* **What you have to do**: Leave the pictures out and quote every line from the start of the listing to the line with "const classRuns = [54, 41, 30, 35];", inclusive.

* **Dataset extract**:
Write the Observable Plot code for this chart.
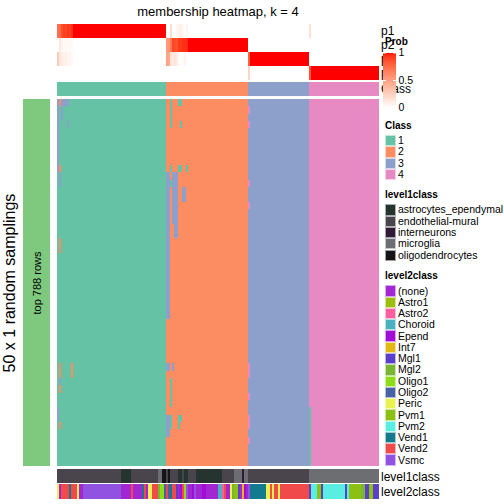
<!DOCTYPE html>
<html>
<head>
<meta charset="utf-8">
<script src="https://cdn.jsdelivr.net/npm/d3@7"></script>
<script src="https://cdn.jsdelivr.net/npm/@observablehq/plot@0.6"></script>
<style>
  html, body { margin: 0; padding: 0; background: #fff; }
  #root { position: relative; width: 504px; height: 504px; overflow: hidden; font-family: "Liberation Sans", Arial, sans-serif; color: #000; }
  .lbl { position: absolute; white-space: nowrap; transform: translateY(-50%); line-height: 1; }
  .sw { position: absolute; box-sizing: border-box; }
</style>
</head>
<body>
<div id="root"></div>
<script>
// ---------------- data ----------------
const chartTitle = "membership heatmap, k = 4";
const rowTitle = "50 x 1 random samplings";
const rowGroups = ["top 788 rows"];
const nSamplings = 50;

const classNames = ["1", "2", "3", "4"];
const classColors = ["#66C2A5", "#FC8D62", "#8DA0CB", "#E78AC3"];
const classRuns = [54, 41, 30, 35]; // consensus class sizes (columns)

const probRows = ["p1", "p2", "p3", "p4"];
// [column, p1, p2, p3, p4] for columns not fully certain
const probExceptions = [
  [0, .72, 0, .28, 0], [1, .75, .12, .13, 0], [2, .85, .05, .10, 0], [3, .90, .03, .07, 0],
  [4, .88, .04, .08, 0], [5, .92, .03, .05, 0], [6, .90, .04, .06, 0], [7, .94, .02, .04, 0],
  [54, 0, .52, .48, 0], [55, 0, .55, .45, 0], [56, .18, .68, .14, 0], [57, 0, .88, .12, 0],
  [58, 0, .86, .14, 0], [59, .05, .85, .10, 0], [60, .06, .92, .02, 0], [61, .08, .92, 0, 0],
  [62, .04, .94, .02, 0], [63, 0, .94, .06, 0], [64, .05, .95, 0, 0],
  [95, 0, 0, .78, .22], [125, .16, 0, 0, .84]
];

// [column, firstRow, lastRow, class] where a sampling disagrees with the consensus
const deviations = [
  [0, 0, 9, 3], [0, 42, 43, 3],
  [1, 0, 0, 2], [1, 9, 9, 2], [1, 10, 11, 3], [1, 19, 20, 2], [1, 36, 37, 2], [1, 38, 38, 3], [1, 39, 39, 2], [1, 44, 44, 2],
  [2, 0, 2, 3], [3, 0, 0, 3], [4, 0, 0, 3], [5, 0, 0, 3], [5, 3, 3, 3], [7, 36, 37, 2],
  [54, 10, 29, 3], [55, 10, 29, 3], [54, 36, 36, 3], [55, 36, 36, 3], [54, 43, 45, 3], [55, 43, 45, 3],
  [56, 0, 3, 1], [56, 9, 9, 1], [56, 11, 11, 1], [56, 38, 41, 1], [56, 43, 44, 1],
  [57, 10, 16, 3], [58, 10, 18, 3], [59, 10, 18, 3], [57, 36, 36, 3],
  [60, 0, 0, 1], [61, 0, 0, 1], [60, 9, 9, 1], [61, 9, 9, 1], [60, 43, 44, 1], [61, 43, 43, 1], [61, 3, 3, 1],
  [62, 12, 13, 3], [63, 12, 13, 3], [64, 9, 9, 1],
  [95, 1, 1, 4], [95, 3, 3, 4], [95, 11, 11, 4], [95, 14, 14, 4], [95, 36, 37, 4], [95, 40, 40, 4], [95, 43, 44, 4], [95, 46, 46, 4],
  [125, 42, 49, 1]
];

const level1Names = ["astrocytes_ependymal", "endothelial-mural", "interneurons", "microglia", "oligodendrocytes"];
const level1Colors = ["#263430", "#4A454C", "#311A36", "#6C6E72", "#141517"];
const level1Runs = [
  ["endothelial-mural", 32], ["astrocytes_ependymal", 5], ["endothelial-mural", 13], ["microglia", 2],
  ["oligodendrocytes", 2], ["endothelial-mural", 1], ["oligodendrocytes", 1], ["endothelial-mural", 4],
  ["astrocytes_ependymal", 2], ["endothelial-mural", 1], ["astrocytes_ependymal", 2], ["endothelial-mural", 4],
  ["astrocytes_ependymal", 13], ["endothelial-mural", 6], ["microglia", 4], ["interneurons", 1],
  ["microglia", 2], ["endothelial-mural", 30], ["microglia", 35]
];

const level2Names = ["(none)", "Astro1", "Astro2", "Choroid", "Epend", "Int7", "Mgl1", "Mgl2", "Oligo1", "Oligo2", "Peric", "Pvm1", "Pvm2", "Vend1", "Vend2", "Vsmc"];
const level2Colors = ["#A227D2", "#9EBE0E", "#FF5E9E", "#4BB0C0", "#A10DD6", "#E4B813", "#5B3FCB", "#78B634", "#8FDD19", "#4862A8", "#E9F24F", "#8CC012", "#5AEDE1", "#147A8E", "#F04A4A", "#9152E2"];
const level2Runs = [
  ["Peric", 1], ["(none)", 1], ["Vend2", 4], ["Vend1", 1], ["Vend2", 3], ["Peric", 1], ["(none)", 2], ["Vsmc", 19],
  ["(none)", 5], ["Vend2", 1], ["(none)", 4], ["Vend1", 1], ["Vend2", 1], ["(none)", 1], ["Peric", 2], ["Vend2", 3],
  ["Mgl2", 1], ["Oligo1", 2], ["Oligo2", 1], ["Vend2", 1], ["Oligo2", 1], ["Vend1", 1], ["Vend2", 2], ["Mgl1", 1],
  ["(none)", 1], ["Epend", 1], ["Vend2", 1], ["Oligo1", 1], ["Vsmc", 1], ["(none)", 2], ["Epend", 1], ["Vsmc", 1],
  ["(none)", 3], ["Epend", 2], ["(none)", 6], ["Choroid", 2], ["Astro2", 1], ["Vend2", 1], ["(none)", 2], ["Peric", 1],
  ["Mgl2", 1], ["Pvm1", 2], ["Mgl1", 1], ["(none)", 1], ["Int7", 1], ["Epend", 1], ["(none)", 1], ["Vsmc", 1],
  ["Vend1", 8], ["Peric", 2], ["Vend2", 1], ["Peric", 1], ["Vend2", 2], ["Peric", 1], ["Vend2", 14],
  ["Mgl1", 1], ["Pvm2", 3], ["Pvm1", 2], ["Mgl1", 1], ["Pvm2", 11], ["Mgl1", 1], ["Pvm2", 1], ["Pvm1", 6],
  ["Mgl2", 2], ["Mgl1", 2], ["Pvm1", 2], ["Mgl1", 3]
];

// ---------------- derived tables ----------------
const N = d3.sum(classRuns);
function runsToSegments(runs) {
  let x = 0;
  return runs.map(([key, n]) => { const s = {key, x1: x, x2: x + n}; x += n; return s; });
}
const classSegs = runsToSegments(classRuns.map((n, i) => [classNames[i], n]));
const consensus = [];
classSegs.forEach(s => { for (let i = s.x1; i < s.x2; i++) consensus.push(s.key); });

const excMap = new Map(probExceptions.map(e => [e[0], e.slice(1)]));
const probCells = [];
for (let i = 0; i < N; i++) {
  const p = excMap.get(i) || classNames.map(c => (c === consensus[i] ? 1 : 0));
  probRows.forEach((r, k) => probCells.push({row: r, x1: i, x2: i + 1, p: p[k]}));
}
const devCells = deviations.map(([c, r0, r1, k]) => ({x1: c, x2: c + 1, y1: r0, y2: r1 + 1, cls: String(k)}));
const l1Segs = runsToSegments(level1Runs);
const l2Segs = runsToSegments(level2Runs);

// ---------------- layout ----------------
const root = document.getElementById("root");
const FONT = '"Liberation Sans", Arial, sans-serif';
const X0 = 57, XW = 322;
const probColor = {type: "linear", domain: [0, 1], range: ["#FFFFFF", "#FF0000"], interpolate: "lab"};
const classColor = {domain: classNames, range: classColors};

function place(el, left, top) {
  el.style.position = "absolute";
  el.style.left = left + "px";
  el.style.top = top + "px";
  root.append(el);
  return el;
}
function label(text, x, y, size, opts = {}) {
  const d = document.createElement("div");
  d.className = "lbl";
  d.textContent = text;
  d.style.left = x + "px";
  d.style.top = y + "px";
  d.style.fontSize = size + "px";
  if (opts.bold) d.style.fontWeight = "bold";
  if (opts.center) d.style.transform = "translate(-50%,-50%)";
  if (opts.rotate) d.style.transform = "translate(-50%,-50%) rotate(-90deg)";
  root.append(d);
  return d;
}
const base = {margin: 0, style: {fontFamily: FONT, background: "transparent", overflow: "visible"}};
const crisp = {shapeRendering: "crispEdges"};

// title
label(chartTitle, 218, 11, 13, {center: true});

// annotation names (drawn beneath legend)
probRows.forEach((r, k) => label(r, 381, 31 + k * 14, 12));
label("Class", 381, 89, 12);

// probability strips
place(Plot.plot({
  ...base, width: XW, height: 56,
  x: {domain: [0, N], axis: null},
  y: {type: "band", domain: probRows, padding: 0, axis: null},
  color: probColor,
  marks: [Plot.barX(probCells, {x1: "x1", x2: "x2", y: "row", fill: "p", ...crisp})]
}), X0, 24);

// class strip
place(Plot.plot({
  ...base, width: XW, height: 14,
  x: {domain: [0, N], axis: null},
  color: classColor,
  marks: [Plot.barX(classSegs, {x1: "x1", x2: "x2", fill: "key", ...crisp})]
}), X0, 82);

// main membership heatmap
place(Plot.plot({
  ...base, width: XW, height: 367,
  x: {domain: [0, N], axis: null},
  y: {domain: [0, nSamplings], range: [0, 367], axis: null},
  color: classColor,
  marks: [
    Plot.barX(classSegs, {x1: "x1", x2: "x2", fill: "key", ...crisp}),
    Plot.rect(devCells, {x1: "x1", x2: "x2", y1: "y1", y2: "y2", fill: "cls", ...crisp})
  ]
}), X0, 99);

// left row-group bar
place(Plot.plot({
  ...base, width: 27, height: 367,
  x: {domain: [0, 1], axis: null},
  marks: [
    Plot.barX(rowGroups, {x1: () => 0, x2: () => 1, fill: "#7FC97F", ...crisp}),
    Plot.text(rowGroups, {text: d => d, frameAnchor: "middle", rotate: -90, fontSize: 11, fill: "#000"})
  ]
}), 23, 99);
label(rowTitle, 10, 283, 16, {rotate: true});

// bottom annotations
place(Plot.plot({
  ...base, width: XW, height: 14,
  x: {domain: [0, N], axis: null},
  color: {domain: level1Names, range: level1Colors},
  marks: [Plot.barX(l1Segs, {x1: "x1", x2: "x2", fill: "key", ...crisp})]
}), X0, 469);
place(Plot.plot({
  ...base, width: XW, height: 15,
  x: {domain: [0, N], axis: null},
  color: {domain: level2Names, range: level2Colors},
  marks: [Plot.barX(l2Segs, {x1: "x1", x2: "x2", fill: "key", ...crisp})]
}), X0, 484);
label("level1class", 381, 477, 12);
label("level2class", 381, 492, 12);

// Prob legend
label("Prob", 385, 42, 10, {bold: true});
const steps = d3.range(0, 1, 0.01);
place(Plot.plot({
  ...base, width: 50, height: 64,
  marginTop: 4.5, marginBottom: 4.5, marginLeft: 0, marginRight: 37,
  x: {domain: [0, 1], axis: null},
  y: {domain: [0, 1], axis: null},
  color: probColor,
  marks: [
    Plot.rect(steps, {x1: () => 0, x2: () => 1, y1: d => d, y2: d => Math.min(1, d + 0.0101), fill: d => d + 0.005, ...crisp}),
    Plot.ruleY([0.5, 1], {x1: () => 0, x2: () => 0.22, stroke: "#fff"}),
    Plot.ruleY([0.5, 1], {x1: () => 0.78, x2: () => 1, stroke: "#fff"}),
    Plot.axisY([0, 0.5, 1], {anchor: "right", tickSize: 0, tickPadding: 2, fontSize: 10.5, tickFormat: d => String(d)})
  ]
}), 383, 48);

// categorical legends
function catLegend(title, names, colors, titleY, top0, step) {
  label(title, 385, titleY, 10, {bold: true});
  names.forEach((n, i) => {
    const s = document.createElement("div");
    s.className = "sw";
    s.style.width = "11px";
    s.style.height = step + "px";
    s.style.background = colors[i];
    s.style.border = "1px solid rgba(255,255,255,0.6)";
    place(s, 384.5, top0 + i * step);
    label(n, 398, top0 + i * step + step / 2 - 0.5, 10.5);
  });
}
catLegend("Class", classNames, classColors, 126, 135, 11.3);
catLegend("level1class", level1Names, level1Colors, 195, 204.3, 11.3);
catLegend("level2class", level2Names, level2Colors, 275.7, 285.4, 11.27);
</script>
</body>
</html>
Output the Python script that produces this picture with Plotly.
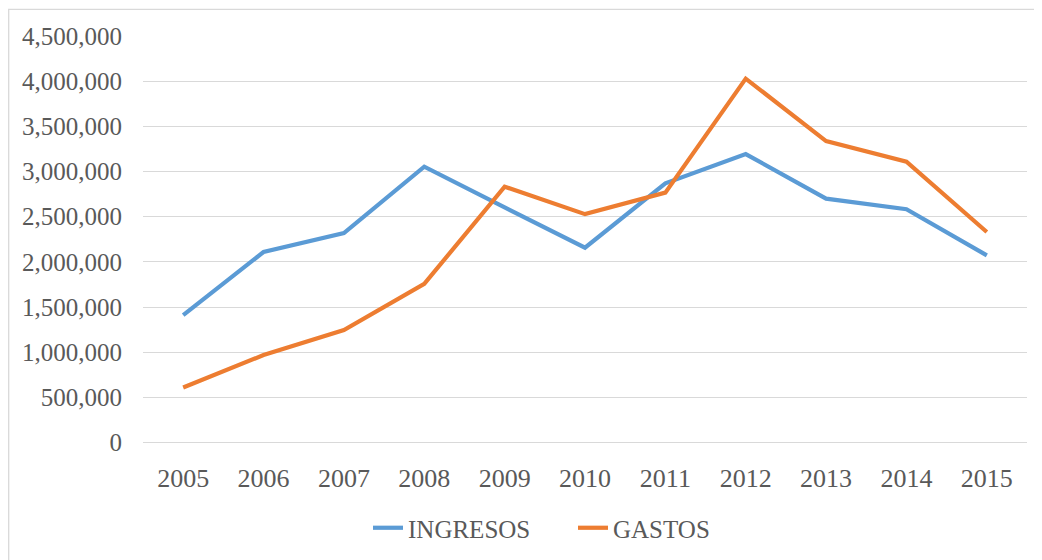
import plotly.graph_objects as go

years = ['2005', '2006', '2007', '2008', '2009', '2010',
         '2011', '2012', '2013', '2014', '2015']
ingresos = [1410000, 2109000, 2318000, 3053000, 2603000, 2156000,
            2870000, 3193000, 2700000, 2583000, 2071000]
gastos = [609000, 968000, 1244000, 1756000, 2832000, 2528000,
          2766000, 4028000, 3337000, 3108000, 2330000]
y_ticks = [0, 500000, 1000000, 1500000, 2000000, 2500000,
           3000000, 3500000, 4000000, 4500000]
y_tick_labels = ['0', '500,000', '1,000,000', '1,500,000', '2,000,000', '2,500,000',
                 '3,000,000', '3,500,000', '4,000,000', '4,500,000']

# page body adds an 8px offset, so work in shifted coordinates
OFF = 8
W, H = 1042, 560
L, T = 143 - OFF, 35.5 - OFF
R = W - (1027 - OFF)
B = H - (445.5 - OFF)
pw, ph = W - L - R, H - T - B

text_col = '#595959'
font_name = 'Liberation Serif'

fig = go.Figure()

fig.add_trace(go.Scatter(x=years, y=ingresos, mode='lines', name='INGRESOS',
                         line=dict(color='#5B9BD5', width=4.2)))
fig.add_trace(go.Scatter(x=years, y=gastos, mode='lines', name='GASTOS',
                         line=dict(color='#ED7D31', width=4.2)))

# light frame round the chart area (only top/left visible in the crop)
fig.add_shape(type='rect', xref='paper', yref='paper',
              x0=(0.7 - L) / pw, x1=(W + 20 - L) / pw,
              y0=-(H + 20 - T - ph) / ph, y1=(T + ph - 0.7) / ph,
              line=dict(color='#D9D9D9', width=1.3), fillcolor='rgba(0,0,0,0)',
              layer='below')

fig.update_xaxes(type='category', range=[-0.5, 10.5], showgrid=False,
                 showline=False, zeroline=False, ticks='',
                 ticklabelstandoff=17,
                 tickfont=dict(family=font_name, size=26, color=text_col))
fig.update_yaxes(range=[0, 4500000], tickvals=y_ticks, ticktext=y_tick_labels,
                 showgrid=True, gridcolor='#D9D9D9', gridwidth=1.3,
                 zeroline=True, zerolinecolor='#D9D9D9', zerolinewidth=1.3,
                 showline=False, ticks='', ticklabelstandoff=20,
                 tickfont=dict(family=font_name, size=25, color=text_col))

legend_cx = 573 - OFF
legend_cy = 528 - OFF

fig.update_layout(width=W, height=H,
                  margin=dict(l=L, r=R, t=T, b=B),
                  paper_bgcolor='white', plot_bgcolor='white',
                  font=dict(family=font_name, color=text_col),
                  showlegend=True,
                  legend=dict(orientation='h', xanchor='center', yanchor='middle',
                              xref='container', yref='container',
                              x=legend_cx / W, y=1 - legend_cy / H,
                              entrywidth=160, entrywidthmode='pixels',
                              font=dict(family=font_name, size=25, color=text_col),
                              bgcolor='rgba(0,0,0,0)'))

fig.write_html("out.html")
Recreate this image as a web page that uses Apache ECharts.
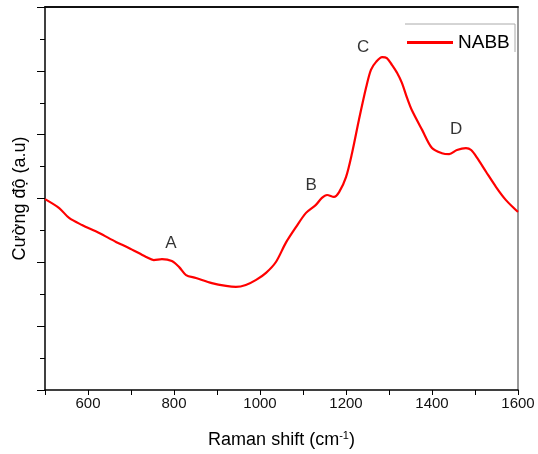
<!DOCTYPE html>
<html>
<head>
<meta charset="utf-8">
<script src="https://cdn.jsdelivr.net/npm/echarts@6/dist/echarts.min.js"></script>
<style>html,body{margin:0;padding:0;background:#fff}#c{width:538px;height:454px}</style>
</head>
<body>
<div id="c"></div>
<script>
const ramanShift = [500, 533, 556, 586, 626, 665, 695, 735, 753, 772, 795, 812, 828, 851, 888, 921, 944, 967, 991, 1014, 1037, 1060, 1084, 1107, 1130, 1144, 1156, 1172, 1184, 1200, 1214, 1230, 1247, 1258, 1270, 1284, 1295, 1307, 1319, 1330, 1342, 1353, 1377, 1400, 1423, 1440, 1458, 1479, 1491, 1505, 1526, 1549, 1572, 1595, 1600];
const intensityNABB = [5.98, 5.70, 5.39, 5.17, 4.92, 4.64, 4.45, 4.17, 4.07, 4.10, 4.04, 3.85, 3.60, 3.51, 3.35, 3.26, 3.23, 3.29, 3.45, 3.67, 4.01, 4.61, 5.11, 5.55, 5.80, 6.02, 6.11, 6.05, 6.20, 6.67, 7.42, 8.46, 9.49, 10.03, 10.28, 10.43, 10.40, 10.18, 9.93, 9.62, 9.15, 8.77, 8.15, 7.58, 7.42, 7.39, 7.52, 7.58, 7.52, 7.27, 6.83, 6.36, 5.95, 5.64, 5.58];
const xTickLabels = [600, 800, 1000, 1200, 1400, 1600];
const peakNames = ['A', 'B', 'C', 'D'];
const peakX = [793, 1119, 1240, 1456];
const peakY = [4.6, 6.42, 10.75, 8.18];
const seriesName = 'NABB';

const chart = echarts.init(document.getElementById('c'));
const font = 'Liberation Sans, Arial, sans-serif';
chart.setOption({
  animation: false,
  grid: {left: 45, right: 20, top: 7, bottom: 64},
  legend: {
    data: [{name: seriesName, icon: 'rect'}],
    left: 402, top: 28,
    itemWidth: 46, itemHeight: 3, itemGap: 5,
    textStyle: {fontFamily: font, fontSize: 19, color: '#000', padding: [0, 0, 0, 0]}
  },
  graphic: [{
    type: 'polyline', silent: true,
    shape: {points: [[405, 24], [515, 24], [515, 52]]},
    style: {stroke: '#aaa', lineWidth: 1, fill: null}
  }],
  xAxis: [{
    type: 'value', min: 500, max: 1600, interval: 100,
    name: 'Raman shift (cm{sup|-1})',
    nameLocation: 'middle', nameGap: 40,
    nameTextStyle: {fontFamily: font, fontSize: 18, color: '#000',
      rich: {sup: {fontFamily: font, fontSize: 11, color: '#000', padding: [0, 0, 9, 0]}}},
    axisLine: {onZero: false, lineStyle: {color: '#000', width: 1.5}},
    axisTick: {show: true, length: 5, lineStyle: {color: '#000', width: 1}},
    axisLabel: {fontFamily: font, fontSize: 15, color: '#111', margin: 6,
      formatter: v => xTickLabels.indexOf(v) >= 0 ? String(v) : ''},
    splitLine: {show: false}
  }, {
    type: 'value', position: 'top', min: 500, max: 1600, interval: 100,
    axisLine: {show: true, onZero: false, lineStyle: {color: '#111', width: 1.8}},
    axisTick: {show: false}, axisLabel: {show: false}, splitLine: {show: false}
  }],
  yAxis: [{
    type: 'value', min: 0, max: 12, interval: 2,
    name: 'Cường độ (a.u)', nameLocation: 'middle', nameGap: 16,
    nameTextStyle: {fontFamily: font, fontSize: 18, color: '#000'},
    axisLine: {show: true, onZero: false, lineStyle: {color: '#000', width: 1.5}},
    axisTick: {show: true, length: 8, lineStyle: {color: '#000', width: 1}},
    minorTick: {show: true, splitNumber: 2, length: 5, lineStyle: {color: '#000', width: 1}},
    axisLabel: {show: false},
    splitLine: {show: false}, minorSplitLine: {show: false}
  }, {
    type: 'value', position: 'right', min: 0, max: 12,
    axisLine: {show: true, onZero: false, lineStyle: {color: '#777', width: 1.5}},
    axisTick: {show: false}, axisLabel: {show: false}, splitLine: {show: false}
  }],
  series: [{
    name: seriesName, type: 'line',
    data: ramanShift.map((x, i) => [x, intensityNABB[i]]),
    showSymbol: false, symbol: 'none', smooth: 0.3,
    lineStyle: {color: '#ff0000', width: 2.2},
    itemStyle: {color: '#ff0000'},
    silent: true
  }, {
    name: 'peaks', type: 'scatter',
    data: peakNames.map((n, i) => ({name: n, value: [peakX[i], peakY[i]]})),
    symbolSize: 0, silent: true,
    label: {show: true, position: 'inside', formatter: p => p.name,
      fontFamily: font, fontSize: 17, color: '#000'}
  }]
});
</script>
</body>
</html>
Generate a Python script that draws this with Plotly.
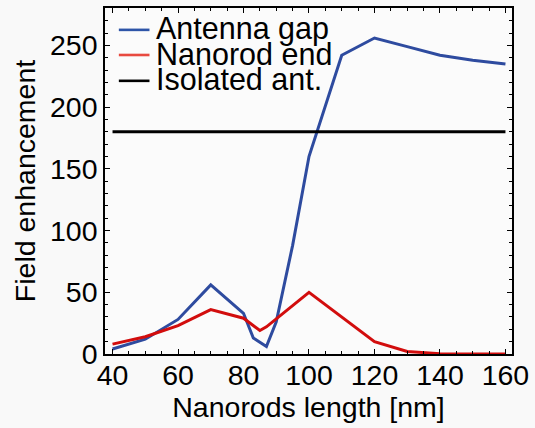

* **Answer below**:
Write the Observable Plot code for this chart.
<!DOCTYPE html>
<html>
<head>
<meta charset="utf-8">
<script src="https://cdn.jsdelivr.net/npm/d3@7"></script>
<script src="https://cdn.jsdelivr.net/npm/@observablehq/plot@0.6"></script>
<style>
  html, body { margin: 0; padding: 0; background: #fff; }
  #root { position: relative; width: 504px; height: 504px; overflow: hidden; font-family: "Liberation Sans", Arial, sans-serif; color: #000; }
  .lbl { position: absolute; white-space: nowrap; transform: translateY(-50%); line-height: 1; }
  .sw { position: absolute; box-sizing: border-box; }
</style>
</head>
<body>
<div id="root"></div>
<script>
// ---------------- data ----------------
const chartTitle = "membership heatmap, k = 4";
const rowTitle = "50 x 1 random samplings";
const rowGroups = ["top 788 rows"];
const nSamplings = 50;

const classNames = ["1", "2", "3", "4"];
const classColors = ["#66C2A5", "#FC8D62", "#8DA0CB", "#E78AC3"];
const classRuns = [54, 41, 30, 35]; // consensus class sizes (columns)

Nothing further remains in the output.